Volume 703: debated on Wednesday 2 July 2008

rose to move, That the Grand Committee do report to the House that it has considered the European Parliament (Number of MEPs and Distribution between Electoral Regions) (United Kingdom and Gibraltar) Order 2008.

The noble Lord said: The order relates to the European parliamentary elections to be held in the United Kingdom in June 2009, and forms an important part of the Government’s preparations for these elections. Its purpose is to provide for the reduction in the number of United Kingdom Members of the European Parliament from 78 to 72 as a result of the accession of two new states, Bulgaria and Romania, to the European Union. The order also sets out how the new number of MEPs is to be divided between the electoral regions in the UK. The new number of MEPs, as distributed by the order, will apply to the elections that are to be held in 2009.

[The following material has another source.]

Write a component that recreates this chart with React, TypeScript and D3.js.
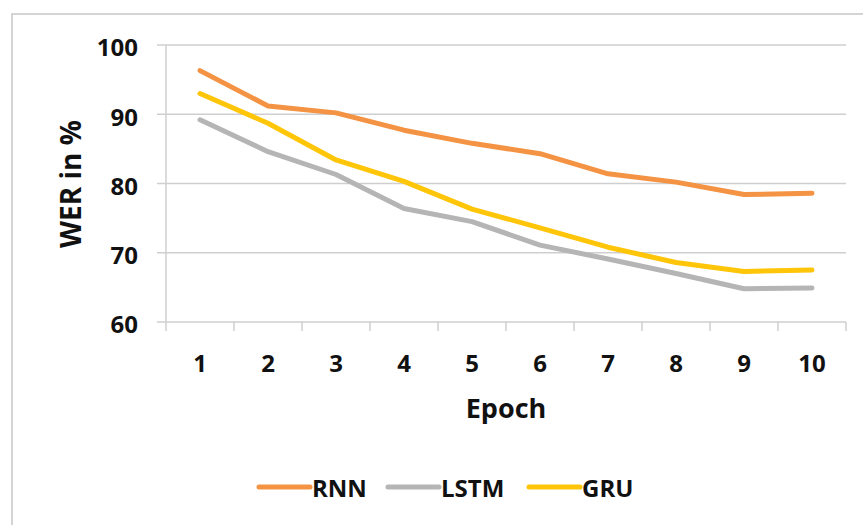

I shall go as briefly as I can into some of the background to why this order is necessary. The treaty of Luxembourg, which entered into force on 1 January 2007, provides for the accession of Romania and the Republic of Bulgaria to the EU, resulting in an enlarged European Union of 27 states. It was agreed after negotiations, in which we played a full part, that the European Parliament would have a maximum number of 736 MEPs and that the number of MEPs allocated to the existing member states would be reduced to accommodate the new accession states.

The treaty of Luxembourg gives effect to the intent of the treaty of Nice that 12 new states would join the European Union, resulting in an expanded union. Ten of the 12 candidate states joined by virtue of the Athens treaty, which entered into force on 1 May 2004. The Luxembourg treaty provides for the accession of the remaining two.

The Government fully support the enlargement of the EU, but I am sure noble Lords will agree that it makes sense to put a limit on the total number of MEPs elected by EU states so that the European Parliament does not become too unwieldy. A necessary consequence of that is that the number of MEPs elected by existing member states, including us, needs to be reduced in order to accommodate the new member states. Parliament has given its approval to the Luxembourg treaty. The order implements the revised allocation of 72 UK MEPs provided for in that treaty.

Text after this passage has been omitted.